- Exercise brief -
Write out again, exactly as they appear, the lines from the line with "Reproduce this chart" through the line with "import * as". Do not include any pictures.

___ Provided data ___

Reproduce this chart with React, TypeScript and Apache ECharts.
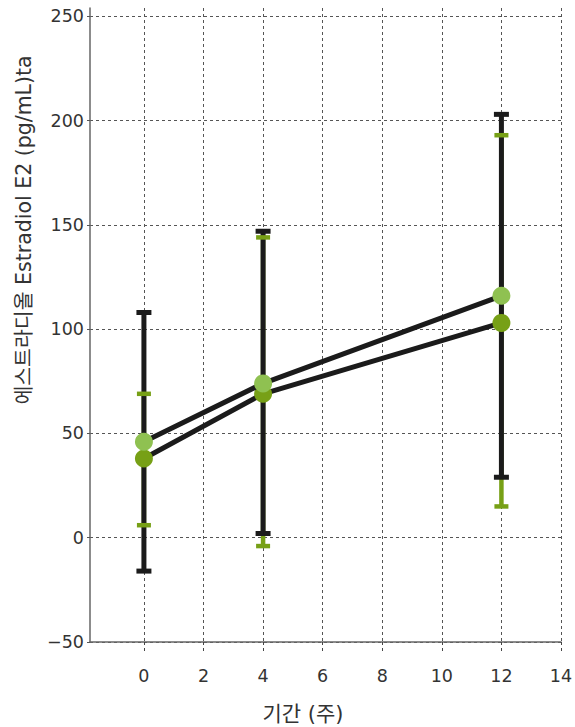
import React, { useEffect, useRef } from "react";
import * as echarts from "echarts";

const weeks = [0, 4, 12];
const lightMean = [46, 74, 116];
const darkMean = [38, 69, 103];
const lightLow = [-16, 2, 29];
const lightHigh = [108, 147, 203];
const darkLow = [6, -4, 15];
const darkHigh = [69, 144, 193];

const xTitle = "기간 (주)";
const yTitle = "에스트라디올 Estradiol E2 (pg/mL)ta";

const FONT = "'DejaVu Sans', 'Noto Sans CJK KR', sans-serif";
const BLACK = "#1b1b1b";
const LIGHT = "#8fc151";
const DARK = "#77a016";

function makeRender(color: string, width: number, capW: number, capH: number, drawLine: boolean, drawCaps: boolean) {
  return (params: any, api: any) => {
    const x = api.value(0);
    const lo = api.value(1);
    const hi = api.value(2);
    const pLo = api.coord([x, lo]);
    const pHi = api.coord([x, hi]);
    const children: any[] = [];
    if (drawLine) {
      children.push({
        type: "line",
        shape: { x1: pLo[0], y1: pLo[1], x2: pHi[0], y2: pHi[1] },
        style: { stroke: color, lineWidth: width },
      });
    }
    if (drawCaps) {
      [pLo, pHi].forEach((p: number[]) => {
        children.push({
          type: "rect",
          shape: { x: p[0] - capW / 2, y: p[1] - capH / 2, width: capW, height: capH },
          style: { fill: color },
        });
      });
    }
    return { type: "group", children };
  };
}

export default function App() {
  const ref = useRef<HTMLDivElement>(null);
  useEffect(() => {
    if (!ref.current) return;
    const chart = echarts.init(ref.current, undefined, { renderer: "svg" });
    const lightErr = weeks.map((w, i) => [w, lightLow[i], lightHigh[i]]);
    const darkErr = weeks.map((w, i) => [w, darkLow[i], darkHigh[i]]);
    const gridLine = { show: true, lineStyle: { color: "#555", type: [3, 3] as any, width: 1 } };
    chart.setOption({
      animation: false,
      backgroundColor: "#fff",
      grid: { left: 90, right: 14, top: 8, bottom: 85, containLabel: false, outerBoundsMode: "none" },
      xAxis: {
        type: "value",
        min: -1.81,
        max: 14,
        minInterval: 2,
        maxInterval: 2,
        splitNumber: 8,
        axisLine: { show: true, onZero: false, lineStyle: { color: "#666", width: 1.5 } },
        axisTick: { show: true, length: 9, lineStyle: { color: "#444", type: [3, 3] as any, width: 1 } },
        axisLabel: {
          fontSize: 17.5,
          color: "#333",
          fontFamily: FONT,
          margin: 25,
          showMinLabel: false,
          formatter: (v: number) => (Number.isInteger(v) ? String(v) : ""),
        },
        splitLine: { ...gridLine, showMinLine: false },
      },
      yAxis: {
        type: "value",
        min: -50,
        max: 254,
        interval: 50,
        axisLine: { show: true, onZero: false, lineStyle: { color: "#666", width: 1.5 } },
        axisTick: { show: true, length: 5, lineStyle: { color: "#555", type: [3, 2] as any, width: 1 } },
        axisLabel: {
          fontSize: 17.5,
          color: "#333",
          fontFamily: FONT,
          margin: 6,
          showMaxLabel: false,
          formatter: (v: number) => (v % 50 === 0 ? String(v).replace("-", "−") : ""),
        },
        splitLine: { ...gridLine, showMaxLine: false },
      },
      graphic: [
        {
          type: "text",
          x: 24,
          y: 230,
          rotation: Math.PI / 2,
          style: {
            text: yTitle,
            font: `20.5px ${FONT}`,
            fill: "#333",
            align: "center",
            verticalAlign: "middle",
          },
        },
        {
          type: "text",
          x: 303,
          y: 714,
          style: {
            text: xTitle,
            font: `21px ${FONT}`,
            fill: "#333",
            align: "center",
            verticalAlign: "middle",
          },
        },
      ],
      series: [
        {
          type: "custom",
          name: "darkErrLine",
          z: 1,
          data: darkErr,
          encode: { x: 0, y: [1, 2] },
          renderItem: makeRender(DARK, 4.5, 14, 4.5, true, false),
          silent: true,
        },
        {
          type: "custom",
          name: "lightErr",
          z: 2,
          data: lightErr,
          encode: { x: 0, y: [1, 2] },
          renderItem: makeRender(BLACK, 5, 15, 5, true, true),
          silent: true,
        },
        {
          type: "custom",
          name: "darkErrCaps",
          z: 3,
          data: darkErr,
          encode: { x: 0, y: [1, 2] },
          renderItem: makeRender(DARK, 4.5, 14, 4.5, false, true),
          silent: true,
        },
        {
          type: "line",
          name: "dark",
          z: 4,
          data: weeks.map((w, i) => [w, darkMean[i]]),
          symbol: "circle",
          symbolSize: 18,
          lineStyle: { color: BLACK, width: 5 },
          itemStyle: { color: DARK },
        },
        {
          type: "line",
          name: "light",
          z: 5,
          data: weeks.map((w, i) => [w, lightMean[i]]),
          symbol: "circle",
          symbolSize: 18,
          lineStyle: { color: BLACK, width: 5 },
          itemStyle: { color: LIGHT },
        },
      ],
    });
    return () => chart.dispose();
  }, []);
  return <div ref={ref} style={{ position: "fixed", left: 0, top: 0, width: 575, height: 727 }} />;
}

___
___ Provided data ___

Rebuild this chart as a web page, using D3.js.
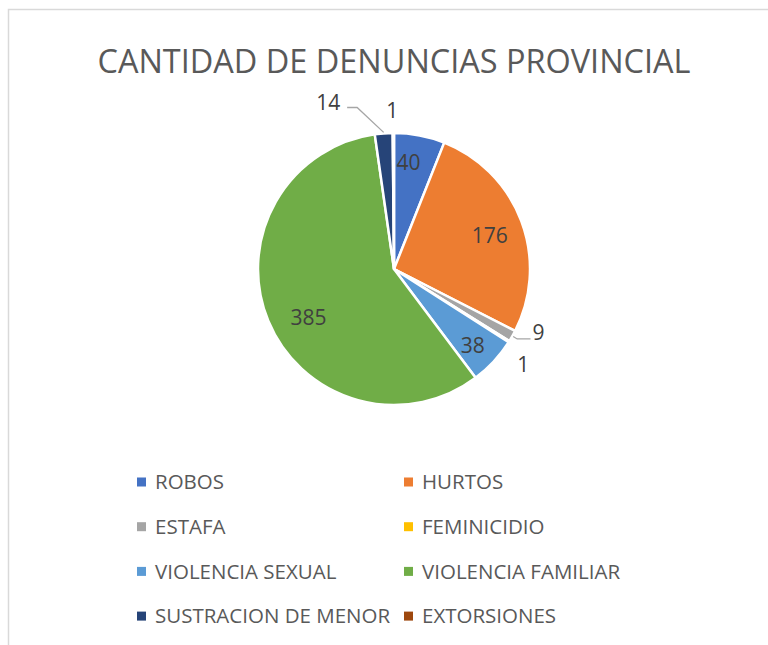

___
___ Provided data ___

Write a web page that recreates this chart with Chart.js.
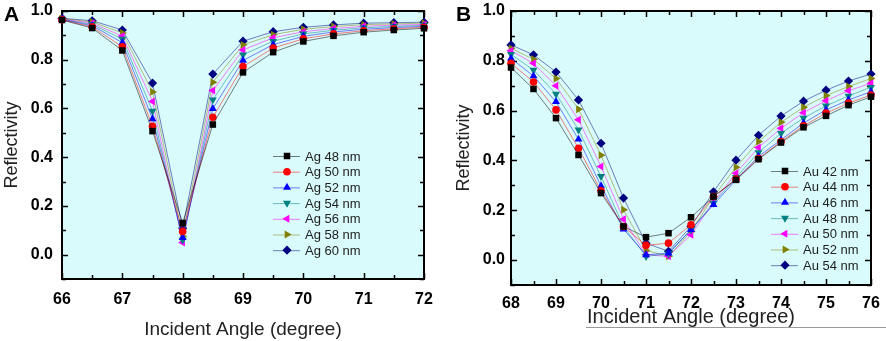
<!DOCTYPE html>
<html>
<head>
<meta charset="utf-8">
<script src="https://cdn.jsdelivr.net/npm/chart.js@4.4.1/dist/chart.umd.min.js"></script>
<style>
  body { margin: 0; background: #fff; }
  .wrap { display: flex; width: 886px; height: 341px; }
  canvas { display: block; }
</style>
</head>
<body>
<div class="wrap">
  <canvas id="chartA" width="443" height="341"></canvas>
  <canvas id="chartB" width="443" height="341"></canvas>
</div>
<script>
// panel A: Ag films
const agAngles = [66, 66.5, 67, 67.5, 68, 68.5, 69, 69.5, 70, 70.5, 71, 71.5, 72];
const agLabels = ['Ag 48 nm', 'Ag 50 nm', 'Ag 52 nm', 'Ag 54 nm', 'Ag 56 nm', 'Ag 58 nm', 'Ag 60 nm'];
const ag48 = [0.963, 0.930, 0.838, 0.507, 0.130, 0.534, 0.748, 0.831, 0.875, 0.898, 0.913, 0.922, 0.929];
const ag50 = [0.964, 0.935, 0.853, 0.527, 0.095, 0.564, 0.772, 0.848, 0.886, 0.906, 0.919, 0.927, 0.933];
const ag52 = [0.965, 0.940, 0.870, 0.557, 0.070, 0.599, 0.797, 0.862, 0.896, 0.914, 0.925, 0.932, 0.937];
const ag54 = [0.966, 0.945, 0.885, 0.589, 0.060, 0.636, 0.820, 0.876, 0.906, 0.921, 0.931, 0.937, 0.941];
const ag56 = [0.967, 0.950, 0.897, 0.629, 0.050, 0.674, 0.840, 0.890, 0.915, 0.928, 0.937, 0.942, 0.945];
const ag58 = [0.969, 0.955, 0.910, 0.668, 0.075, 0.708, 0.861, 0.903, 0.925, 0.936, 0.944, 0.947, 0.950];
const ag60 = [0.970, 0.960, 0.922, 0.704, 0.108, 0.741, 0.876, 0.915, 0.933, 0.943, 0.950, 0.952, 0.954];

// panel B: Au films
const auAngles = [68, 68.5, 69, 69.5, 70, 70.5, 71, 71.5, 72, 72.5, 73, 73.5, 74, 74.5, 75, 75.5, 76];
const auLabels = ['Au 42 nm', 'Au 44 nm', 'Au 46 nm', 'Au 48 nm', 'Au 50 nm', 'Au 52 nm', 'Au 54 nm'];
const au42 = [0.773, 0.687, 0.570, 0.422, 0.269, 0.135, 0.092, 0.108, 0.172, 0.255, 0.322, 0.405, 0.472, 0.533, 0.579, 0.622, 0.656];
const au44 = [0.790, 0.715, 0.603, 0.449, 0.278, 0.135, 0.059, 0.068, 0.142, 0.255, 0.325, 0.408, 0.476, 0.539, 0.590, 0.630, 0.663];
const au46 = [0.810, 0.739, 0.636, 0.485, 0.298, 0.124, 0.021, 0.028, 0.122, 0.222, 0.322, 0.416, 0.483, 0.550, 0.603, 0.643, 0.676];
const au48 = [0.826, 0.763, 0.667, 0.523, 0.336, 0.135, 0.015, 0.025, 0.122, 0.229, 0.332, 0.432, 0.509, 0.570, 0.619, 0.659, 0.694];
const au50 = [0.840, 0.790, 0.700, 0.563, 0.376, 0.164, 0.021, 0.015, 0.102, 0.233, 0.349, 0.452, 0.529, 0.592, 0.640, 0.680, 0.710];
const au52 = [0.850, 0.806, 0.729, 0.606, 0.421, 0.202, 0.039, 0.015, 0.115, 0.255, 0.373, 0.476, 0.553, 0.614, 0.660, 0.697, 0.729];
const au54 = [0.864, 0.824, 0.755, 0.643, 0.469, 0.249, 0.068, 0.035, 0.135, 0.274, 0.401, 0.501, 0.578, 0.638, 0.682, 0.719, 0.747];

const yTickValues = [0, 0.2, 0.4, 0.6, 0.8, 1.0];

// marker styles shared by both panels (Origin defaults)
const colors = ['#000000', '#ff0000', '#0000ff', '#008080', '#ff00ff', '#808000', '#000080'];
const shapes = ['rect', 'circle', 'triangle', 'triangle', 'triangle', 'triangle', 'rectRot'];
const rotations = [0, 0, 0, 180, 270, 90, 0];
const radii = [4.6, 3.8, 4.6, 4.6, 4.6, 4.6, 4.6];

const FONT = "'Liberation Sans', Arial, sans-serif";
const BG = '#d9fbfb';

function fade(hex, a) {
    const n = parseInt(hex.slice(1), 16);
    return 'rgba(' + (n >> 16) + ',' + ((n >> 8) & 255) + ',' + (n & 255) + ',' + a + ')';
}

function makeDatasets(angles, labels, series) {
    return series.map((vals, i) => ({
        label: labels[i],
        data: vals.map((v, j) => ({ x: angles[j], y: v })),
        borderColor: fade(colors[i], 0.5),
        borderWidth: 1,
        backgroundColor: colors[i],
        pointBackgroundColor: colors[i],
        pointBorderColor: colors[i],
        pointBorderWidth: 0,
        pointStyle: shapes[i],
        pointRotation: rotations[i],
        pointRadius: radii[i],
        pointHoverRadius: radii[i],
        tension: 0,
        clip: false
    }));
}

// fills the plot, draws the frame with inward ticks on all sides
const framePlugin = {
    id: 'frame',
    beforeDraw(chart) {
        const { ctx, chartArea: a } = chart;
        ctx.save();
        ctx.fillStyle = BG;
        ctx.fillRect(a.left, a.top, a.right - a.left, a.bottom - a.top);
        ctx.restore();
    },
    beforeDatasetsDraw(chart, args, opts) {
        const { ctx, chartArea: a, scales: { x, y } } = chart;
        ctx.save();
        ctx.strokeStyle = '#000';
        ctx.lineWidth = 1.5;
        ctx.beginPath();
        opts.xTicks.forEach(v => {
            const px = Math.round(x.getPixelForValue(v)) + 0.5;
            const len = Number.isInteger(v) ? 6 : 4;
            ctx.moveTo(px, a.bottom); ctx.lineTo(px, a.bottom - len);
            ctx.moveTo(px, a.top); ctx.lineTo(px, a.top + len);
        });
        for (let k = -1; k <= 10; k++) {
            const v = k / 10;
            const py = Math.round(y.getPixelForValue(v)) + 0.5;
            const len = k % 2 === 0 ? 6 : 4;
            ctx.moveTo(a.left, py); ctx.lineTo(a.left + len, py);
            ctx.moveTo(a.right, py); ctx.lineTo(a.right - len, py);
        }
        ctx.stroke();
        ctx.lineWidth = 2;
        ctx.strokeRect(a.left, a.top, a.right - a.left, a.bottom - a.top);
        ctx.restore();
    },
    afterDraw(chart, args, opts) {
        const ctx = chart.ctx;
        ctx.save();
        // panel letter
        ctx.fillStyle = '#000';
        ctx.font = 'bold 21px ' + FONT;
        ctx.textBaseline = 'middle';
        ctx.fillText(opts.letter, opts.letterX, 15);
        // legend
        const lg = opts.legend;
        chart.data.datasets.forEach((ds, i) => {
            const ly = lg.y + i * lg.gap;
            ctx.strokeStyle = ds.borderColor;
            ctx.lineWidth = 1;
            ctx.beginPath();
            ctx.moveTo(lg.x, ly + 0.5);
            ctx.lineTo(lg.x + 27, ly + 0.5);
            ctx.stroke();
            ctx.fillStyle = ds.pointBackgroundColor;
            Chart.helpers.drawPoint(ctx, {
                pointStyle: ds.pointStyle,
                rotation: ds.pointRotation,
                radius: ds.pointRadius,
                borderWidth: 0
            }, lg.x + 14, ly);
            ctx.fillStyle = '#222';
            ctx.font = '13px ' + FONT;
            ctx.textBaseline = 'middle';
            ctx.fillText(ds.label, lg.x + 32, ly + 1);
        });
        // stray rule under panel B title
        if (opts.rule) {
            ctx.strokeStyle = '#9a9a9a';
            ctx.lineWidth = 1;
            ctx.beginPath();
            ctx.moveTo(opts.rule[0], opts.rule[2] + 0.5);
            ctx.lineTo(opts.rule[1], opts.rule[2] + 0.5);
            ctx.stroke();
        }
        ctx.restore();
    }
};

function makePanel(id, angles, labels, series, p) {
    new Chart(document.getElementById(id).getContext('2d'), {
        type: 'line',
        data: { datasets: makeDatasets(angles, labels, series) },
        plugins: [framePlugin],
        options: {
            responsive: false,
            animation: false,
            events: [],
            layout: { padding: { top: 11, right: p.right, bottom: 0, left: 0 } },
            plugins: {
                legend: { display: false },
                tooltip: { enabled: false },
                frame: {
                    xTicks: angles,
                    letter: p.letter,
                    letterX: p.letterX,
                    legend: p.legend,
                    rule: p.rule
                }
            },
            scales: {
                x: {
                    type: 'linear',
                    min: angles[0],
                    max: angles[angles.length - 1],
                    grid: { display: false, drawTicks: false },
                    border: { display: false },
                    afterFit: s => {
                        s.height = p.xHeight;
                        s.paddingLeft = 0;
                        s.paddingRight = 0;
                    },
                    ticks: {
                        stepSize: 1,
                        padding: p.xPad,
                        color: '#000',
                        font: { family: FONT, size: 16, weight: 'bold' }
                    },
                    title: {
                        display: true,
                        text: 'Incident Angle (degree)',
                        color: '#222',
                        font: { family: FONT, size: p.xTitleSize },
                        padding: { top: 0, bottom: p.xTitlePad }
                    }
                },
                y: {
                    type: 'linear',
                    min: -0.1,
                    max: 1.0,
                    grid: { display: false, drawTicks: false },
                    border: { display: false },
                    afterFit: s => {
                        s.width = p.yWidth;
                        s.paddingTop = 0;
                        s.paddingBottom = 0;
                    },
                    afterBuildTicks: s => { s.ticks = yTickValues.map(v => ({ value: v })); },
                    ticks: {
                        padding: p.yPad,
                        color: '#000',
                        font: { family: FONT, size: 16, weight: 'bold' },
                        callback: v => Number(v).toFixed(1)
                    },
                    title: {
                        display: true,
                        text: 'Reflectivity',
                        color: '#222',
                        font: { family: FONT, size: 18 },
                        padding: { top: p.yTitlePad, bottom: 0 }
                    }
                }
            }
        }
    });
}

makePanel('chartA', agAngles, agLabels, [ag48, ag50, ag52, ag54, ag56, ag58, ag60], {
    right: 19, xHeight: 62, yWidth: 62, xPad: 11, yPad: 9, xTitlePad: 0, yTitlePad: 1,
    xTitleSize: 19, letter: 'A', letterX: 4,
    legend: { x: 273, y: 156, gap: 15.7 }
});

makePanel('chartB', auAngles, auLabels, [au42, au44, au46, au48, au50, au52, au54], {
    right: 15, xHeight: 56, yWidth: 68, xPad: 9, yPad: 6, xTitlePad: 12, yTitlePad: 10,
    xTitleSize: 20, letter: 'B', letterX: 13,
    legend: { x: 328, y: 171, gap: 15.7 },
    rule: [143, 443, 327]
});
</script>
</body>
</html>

___

- Exercise answer -
Reproduce this chart with React, TypeScript and Apache ECharts.
import React, { useEffect, useRef } from "react";
import * as echarts from "echarts";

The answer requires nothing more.